((
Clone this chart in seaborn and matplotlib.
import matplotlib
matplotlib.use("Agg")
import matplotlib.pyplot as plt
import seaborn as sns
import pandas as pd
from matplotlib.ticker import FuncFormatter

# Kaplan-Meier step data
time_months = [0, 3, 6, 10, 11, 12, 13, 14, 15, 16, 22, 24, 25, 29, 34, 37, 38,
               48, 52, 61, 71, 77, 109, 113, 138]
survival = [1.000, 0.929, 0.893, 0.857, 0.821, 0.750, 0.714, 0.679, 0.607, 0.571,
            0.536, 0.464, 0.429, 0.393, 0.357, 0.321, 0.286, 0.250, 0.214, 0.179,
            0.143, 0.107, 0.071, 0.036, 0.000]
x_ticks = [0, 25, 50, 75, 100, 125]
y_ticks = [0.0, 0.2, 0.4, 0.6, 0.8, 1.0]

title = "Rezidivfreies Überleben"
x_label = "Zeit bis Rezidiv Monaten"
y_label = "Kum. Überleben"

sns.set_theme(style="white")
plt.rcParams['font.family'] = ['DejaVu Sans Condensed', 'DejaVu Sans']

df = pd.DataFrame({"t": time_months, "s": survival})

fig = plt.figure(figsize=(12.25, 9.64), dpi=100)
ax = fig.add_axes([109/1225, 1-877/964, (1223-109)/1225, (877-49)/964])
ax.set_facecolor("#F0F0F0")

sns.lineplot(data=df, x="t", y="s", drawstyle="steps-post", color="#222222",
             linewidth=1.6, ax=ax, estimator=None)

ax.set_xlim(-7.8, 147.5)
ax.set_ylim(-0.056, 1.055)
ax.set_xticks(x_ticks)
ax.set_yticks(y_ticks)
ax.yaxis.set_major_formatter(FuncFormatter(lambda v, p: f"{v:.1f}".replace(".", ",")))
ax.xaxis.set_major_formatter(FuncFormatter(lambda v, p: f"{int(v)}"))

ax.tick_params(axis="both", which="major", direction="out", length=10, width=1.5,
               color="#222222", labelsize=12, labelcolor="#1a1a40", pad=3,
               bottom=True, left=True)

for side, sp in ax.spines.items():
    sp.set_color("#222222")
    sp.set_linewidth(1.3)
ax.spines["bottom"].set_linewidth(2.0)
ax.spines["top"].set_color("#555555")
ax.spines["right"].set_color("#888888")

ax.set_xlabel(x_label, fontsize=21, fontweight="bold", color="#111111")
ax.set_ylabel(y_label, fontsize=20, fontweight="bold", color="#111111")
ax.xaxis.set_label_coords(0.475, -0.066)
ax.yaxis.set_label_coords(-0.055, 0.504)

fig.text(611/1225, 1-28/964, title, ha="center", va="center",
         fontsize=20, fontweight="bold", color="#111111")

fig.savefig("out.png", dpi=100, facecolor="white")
))
## GOAL OF THE EXERCISE
Please transcribe, exactly and with nothing added, the lines from the first line of the material above through the line that contains "from matplotlib.ticker import FuncFormatter".

## EXERCISE ANSWER
Clone this chart in seaborn and matplotlib.
import matplotlib
matplotlib.use("Agg")
import matplotlib.pyplot as plt
import seaborn as sns
import pandas as pd
from matplotlib.ticker import FuncFormatter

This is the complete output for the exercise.